## WHAT YOU WILL DO:
Pictures do not belong in your copy. Repeat all the other data exactly.

===== DATASET EXTRACT =====

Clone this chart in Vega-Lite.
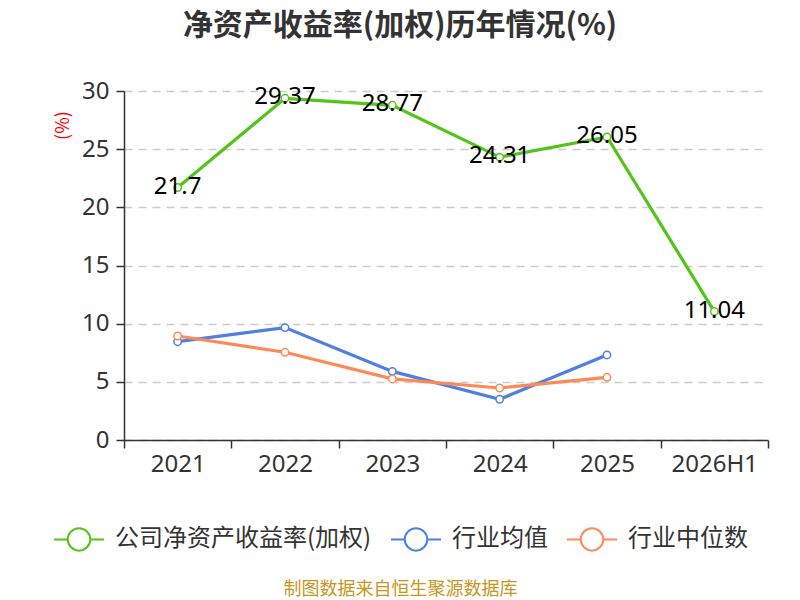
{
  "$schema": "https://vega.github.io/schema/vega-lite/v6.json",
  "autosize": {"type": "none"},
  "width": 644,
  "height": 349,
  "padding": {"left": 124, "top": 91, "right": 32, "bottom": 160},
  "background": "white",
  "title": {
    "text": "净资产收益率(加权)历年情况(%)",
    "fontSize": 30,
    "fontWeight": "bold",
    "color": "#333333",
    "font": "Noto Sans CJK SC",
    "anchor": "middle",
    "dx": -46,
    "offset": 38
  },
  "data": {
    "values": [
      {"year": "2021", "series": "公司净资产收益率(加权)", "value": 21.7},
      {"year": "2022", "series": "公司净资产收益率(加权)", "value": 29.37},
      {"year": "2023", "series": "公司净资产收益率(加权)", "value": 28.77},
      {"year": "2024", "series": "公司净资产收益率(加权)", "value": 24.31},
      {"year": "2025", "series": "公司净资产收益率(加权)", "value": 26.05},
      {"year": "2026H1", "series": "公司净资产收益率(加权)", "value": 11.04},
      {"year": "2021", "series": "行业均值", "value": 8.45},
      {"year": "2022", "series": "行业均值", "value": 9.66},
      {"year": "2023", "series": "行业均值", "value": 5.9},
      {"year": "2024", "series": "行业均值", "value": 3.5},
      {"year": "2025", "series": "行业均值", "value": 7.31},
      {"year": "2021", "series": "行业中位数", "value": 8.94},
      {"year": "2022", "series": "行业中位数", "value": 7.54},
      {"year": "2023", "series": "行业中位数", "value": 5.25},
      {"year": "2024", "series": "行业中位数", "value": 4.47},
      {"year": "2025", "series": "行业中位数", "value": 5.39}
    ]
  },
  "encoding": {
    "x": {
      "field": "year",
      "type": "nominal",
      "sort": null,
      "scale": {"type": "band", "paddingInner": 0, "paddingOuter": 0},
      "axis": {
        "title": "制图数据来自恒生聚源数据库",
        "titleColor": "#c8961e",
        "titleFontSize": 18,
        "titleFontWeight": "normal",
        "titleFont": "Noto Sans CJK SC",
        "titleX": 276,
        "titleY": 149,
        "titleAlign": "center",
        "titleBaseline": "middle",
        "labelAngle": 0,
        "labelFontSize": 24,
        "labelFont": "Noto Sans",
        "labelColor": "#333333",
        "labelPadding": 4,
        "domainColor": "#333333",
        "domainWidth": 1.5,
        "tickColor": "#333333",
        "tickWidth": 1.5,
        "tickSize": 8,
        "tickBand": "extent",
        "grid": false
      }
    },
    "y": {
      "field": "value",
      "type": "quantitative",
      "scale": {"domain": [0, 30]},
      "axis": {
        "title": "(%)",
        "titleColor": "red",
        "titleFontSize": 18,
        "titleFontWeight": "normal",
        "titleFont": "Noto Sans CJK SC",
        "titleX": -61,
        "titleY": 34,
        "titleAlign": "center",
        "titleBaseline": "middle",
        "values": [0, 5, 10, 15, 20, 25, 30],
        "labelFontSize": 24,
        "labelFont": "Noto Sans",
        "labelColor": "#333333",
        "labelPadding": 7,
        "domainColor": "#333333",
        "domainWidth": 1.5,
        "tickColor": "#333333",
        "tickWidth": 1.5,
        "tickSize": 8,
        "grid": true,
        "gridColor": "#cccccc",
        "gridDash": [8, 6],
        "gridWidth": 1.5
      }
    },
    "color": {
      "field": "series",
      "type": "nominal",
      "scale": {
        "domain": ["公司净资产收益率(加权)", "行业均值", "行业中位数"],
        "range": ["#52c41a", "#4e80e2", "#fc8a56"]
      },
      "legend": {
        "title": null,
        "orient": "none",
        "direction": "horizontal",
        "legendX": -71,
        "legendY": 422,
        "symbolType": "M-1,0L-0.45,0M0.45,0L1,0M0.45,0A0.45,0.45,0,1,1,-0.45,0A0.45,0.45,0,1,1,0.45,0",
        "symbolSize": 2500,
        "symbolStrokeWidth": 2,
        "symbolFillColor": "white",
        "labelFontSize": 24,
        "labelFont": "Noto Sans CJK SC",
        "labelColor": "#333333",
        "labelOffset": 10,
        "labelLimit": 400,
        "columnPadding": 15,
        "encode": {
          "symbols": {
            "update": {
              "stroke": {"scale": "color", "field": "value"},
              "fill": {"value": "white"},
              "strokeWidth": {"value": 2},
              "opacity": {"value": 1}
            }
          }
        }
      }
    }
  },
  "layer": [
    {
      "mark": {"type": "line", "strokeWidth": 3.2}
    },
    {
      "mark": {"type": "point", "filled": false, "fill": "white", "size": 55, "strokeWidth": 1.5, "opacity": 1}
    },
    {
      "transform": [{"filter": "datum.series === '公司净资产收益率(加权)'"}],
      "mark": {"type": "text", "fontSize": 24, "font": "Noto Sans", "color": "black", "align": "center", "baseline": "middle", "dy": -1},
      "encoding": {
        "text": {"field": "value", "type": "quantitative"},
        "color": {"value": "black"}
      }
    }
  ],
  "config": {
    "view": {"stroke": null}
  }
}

=====

## EXERCISE RESPONSE:
Clone this chart in Vega-Lite.
{
  "$schema": "https://vega.github.io/schema/vega-lite/v6.json",
  "autosize": {"type": "none"},
  "width": 644,
  "height": 349,
  "padding": {"left": 124, "top": 91, "right": 32, "bottom": 160},
  "background": "white",
  "title": {
    "text": "净资产收益率(加权)历年情况(%)",
    "fontSize": 30,
    "fontWeight": "bold",
    "color": "#333333",
    "font": "Noto Sans CJK SC",
    "anchor": "middle",
    "dx": -46,
    "offset": 38
  },
  "data": {
    "values": [
      {"year": "2021", "series": "公司净资产收益率(加权)", "value": 21.7},
      {"year": "2022", "series": "公司净资产收益率(加权)", "value": 29.37},
      {"year": "2023", "series": "公司净资产收益率(加权)", "value": 28.77},
      {"year": "2024", "series": "公司净资产收益率(加权)", "value": 24.31},
      {"year": "2025", "series": "公司净资产收益率(加权)", "value": 26.05},
      {"year": "2026H1", "series": "公司净资产收益率(加权)", "value": 11.04},
      {"year": "2021", "series": "行业均值", "value": 8.45},
      {"year": "2022", "series": "行业均值", "value": 9.66},
      {"year": "2023", "series": "行业均值", "value": 5.9},
      {"year": "2024", "series": "行业均值", "value": 3.5},
      {"year": "2025", "series": "行业均值", "value": 7.31},
      {"year": "2021", "series": "行业中位数", "value": 8.94},
      {"year": "2022", "series": "行业中位数", "value": 7.54},
      {"year": "2023", "series": "行业中位数", "value": 5.25},
      {"year": "2024", "series": "行业中位数", "value": 4.47},
      {"year": "2025", "series": "行业中位数", "value": 5.39}
    ]
  },
  "encoding": {
    "x": {
      "field": "year",
      "type": "nominal",
      "sort": null,
      "scale": {"type": "band", "paddingInner": 0, "paddingOuter": 0},
      "axis": {
        "title": "制图数据来自恒生聚源数据库",
        "titleColor": "#c8961e",
        "titleFontSize": 18,
        "titleFontWeight": "normal",
        "titleFont": "Noto Sans CJK SC",
        "titleX": 276,
        "titleY": 149,
        "titleAlign": "center",
        "titleBaseline": "middle",
        "labelAngle": 0,
        "labelFontSize": 24,
        "labelFont": "Noto Sans",
        "labelColor": "#333333",
        "labelPadding": 4,
        "domainColor": "#333333",
        "domainWidth": 1.5,
        "tickColor": "#333333",
        "tickWidth": 1.5,
        "tickSize": 8,
        "tickBand": "extent",
        "grid": false
      }
    },
    "y": {
      "field": "value",
      "type": "quantitative",
      "scale": {"domain": [0, 30]},
      "axis": {
        "title": "(%)",
        "titleColor": "red",
        "titleFontSize": 18,
        "titleFontWeight": "normal",
        "titleFont": "Noto Sans CJK SC",
        "titleX": -61,
        "titleY": 34,
        "titleAlign": "center",
        "titleBaseline": "middle",
        "values": [0, 5, 10, 15, 20, 25, 30],
        "labelFontSize": 24,
        "labelFont": "Noto Sans",
        "labelColor": "#333333",
        "labelPadding": 7,
        "domainColor": "#333333",
        "domainWidth": 1.5,
        "tickColor": "#333333",
        "tickWidth": 1.5,
        "tickSize": 8,
        "grid": true,
        "gridColor": "#cccccc",
        "gridDash": [8, 6],
        "gridWidth": 1.5
      }
    },
    "color": {
      "field": "series",
      "type": "nominal",
      "scale": {
        "domain": ["公司净资产收益率(加权)", "行业均值", "行业中位数"],
        "range": ["#52c41a", "#4e80e2", "#fc8a56"]
      },
      "legend": {
        "title": null,
        "orient": "none",
        "direction": "horizontal",
        "legendX": -71,
        "legendY": 422,
        "symbolType": "M-1,0L-0.45,0M0.45,0L1,0M0.45,0A0.45,0.45,0,1,1,-0.45,0A0.45,0.45,0,1,1,0.45,0",
        "symbolSize": 2500,
        "symbolStrokeWidth": 2,
        "symbolFillColor": "white",
        "labelFontSize": 24,
        "labelFont": "Noto Sans CJK SC",
        "labelColor": "#333333",
        "labelOffset": 10,
        "labelLimit": 400,
        "columnPadding": 15,
        "encode": {
          "symbols": {
            "update": {
              "stroke": {"scale": "color", "field": "value"},
              "fill": {"value": "white"},
              "strokeWidth": {"value": 2},
              "opacity": {"value": 1}
            }
          }
        }
      }
    }
  },
  "layer": [
    {
      "mark": {"type": "line", "strokeWidth": 3.2}
    },
    {
      "mark": {"type": "point", "filled": false, "fill": "white", "size": 55, "strokeWidth": 1.5, "opacity": 1}
    },
    {
      "transform": [{"filter": "datum.series === '公司净资产收益率(加权)'"}],
      "mark": {"type": "text", "fontSize": 24, "font": "Noto Sans", "color": "black", "align": "center", "baseline": "middle", "dy": -1},
      "encoding": {
        "text": {"field": "value", "type": "quantitative"},
        "color": {"value": "black"}
      }
    }
  ],
  "config": {
    "view": {"stroke": null}
  }
}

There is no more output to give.